Il ne faut pas non plus limiter la notion de développement d’une ville
aux seuls critères d’infrastructures de transport ou au nombre de m2
construits :
la situation sociale, culturelle et environnementale reste essentielle.
Il faut également ajouter que, dans le cas de Genève, la notion de
« Ville » doit se resituer dans le cadre régional élargi du
bassin lémanique transfrontalier.
Ces quelques réflexions (qui peuvent sembler des lieux communs) permettent de
reconsidérer la question de la traversée de la Rade.
Les Genevois ont voté depuis longtemps pour le principe d’une
traversée, mais ils se sont exprimés massivement en 1996 contre les
options de tunnel ou de pont. Il faut bien voir que
l’objet
du premier vote était une « idée » et un « projet »
et que le second imposait le choix d’un « objet »

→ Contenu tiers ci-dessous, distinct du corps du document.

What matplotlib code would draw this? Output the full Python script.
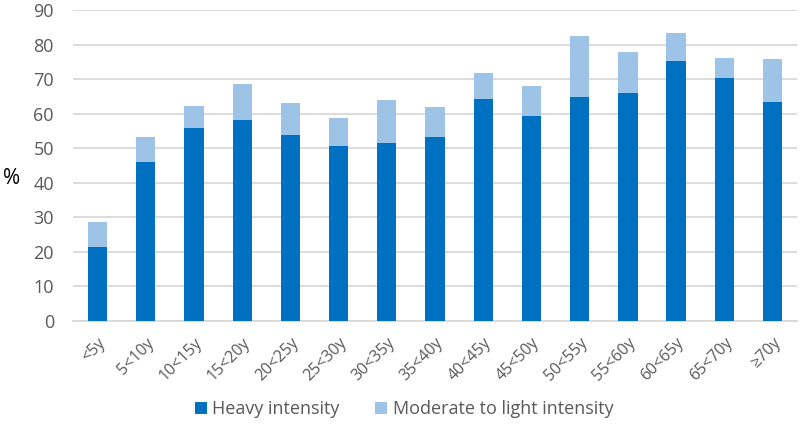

précis. De l’idée au projet, du projet à l’objet, il y a tout un
processus à respecter. L’ « objet » permettant la
traversée, tunnel ou pont, devrait exister dans le cadre d’un projet à
l’échelle de l’agglomération genevoise,
un véritable projet de Ville :
si, dans ce cadre, il y a besoin d’un tunnel, alors faisons-le. Tout
projet d’infrastructure routière à des conséquences sur le
développement de l’agglomération : si la population devait
s’exprimer sur un projet, il faudrait que celui-ci fasse partie d’un
ensemble cohérent de choix urbains plutôt qu’entre des options de
boulons, de haubans ou de trémies.
Il s’agit donc de
penser la question à une autre échelle,
en ne se limitant pas à une simple problématique de réseaux routiers.
Une plateforme fédératrice pourrait regrouper tous les acteurs
(sociaux, économiques, politiques, associatifs, culturels, etc.) pour
imaginer cette « Ville en projets » autour d’une idée
directrice. Malgré les contraintes et les rigidités de la situation
actuelle, cette initiative permettrait de
créer une synergie autour de projets ambitieux, innovants, alternatifs, répondant aux besoins et désirs de la population.
Une ville qui ne se « projette » plus est une ville qui meurt.